Alfonso Ussía
La lección
Me ha parecido ejemplar y contundente la lección de humildad que le ha dado Cristina Fernández de Kirchner al Papa Francisco. Podría haberse presentado ante Su Santidad con una pamela negra de las que no caben ni en la Plaza de San Pedro, y lo ha hecho con un sencillo sombrerete con menos tela que el solideo del Santo Padre. Llevaba joyas y pulseras de oro, pero sin pretensión alguna. La amada presidenta de los descamisados, los montoneros, los peronistas y los desfavorecidos argentinos, no podía presentarse ante un compatriota ligera de adornos auríferos, porque una cosa es la sencillez y otra muy diferente acudir ante el Papa como si fuera una «tana» recién desembarcada. Además, que ella como Fernández no es «tana» o italiana, sino gallega o española, y en este punto hay que recalcar el enorme esfuerzo que ha hecho la presidenta para hablar con el Papa en español.

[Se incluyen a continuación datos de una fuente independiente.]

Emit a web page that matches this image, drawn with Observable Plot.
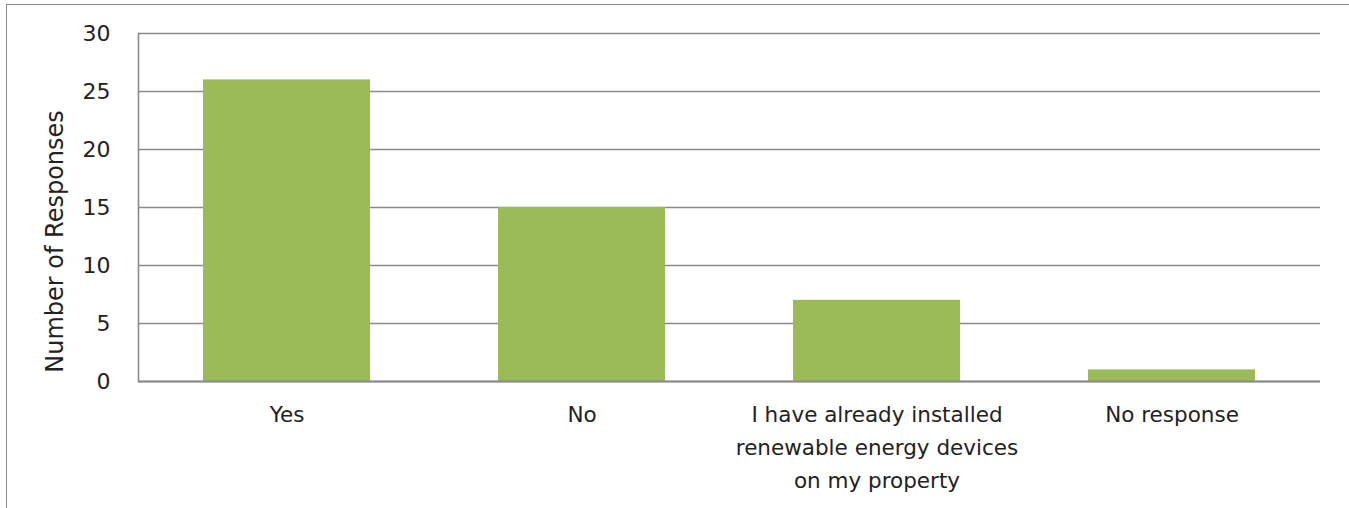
<!DOCTYPE html>
<html>
<head>
<meta charset="utf-8">
<script src="https://cdn.jsdelivr.net/npm/d3@7"></script>
<script src="https://cdn.jsdelivr.net/npm/@observablehq/plot@0.6"></script>
<style>
  html, body { margin: 0; padding: 0; background: #fff; }
  #wrap { position: relative; width: 1349px; height: 508px; overflow: hidden; }
  #frame { position: absolute; left: 6px; top: 4px; width: 1400px; height: 600px;
           border-top: 1.5px solid #8a8a8a; border-left: 1.5px solid #8a8a8a; pointer-events: none; }
  svg { display: block; }
</style>
</head>
<body>
<div id="wrap"><div id="frame"></div></div>
<script>
const categories = ["Yes", "No", "I have already installed\nrenewable energy devices\non my property", "No response"];
const responses = [26, 15, 7, 1];
const yTicks = [0, 5, 10, 15, 20, 25, 30];
const yLabel = "Number of Responses";

const data = categories.map((c, i) => ({category: c, value: responses[i]}));
const font = "'DejaVu Sans', sans-serif";

const chart = Plot.plot({
  width: 1349,
  height: 508,
  marginLeft: 138,
  marginRight: 29,
  marginTop: 33,
  marginBottom: 127,
  style: {fontFamily: font, fontSize: "20px", color: "#222", background: "transparent"},
  x: {domain: categories, paddingInner: 0.433, paddingOuter: 0.2165, label: null},
  y: {domain: [0, 30], ticks: yTicks, label: null},
  marks: [
    Plot.gridY(yTicks, {stroke: "#8a8a8a", strokeOpacity: 1, strokeWidth: 1.6}),
    Plot.barY(data, {x: "category", y: "value", fill: "#9BBB59"}),
    Plot.ruleY([0], {stroke: "#8a8a8a", strokeWidth: 2}),
    Plot.frame({anchor: "left", stroke: "#8a8a8a", strokeWidth: 1.6}),
    Plot.axisY(yTicks, {tickSize: 0, tickPadding: 28, fontSize: 22, fill: "#222", label: null}),
    Plot.axisX({tickSize: 0, tickPadding: 17, fontSize: 21.5, lineHeight: 1.53, fill: "#222", label: null}),
    Plot.text([yLabel], {frameAnchor: "left", dx: -83, y: 12.07, rotate: -90, fontSize: 24, fill: "#222", textAnchor: "middle"})
  ]
});
document.getElementById("wrap").prepend(chart);
</script>
</body>
</html>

Para colmo, ha volado más de 10.000 kilómetros para asistir a una Misa, cuando en Buenos Aires no mueve el trasero ni diez metros para visitar la iglesia más cercana a la Casa Rosada. Lo de ser el Papa es muy cómodo. Organiza la Misa en el Vaticano y no tiene que hacer equipajes, ni colas en el aeropuerto de Eceiza, ni pasar por el arco detector de metales, ni demás engorros viajeros. Ella, humildísima y con su casquete polar negro, para no dar que hablar, doce horas de vuelo desde Buenos Aires a Roma. Bueno, según se ha sabido, hizo escala en Marruecos. Una tontería. El avión presidencial, como el buque-escuela de la Armada Argentina, el «Libertad», pasa por momentos de amenaza de embargo, y para evitar disgustos, dejó la aeronave en Marruecos custodiada por Mohamed VI, con quien doña Cristina mantiene estrechos lazos de amistad. Allí en Marruecos le esperaba un avión, con salón, habitación individual, cuarto de baño modelo «Texas» y otras tonterías de nada, y cuyo coste apenas lo notarán las economías de los argentinos. Una cosa es ser humilde, y otra muy diferente, tonta. Y doña Cristina no lo es. En lugar de alojarse en la Embajada de Argentina, –como han hecho, por ejemplo, los Príncipes de Asturias en la de España–, doña Cristina Fernández se instaló en un hotel. A eso se le llama campechanía. ¿Para qué sirve presumir de embajada? ¿Para qué molestar la vida cotidiana del embajador y señora? –No, no quiero molestar, me voy a un hotel–. Tuvo suerte y consiguió una habitación bastante buena en un céntrico hotel ubicado a pocos centenares de metros del Vaticano. Ya se sabe cómo son los italianos. Aprovechan cualquier excusa para aumentar los precios, e intuyendo que la señora Fernández iba a lo del nuevo Papa, le han pasado una factura de 3.000 euros por noche, que de acuerdo, no es calderilla, pero tampoco para tirar cohetes, que al fin y al cabo la Presidenta de una nación pujante y sin problemas económicos como es la República Argentina, tiene que instalarse en hoteles representativos, aunque lo haga desde la más estricta austeridad.
Me emocionó comprobar su prudencia, cautela y buena educación. Permitió al Papa que oficiara la Misa sin pretender, en ningún momento, interrumpirlo. Más aún, cuando años atrás le decía de todo por enfrentarse con su difunto esposo –Él– siendo el Papa un soberbio y presuntuoso Arzobispo de Buenos Aires.
La Misa del inicio del Pontificado de Francisco, pasará a la historia por la humanidad y sencillez que dejó a su paso la Presidenta de la nación en la que nació el Papa. El resto, vanos oropeles y tramoya. Gracias, madre de los necesitados.